Another question discussed but not decided was whether or not to again have their food stand on the fair. They reportedly made less than $1,000 on it last year.
Howard noted roasting corn is pretty much steady work. She also said the Squad usually gives Jandt Farms first aid kits in return for the corn they donate, and the kits they were supposed to get this year are still in the Squad building.
Discussion included drafting family members or other volunteers to help out, including high school students who are obligated to do a specific number of volunteer hours each year.
It was reported that Mike Orlando and Dr. Mason have been working on the squad's operational plan, and are now waiting for approval fro the state.
Brien reported the state had a committee looking at ways to correct a statewide shortage of EMTS and other volunteers, and there are five bills proposed to go through the legislative process to help correct the problem. Brien said he had recently been at the Wisconsin Towns Association District meeting and State Rep. Jeff Mursau had agreed o help them get some of the bills approved. Chasing expressed hope they all would be adopted. One of the new rules would allow EMTS to get added training that would allow them to give IVs. There also are some proposed changes in the length of service incentives for long-term members. Due to shortage of funds, Wausaukee has never been starting it now would be an incentive for new members to join and stay.

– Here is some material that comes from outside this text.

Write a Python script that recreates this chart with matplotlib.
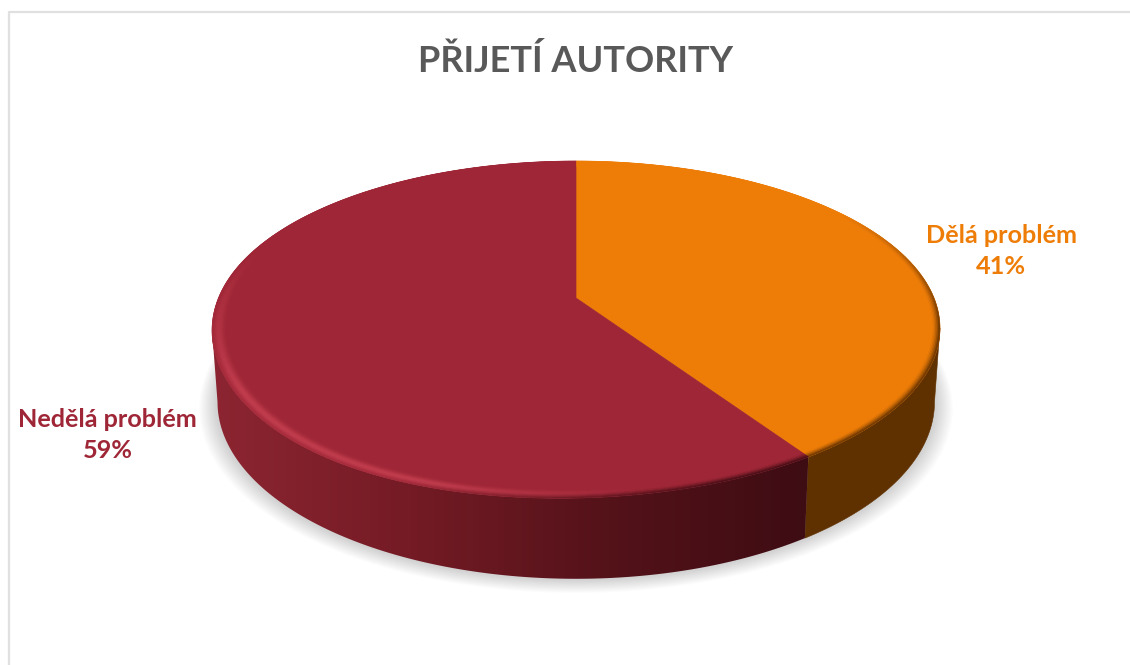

Brien noted the Town of Peshtigo had adopted it for their fire department.
There is also a proposal for a tax refund or credit of up to $1,000 for attending meetings or going on squad runs.
Brien promised to keep the board informed as the bills progress through the legislative process. He said Mursau and State Sen. Tom Tiffany will probably attend the Marinette County Towns Association meeting in April. There also will be public hearings as the bills progress.
Arthur reported he is nearly certain the 4-wheeler is sold to the Wagner Fire Department for $2,500. He is Fire Chief for Wagner. The squad is looking at a Kubota machine with a big trailer for long boards.
"I know this was kind of a painful year," Arthur told everyone present. He thanked all members for getting through it, as well as for all their hard work and the time they spend away from their families, and repeated his request for new members to join the squad.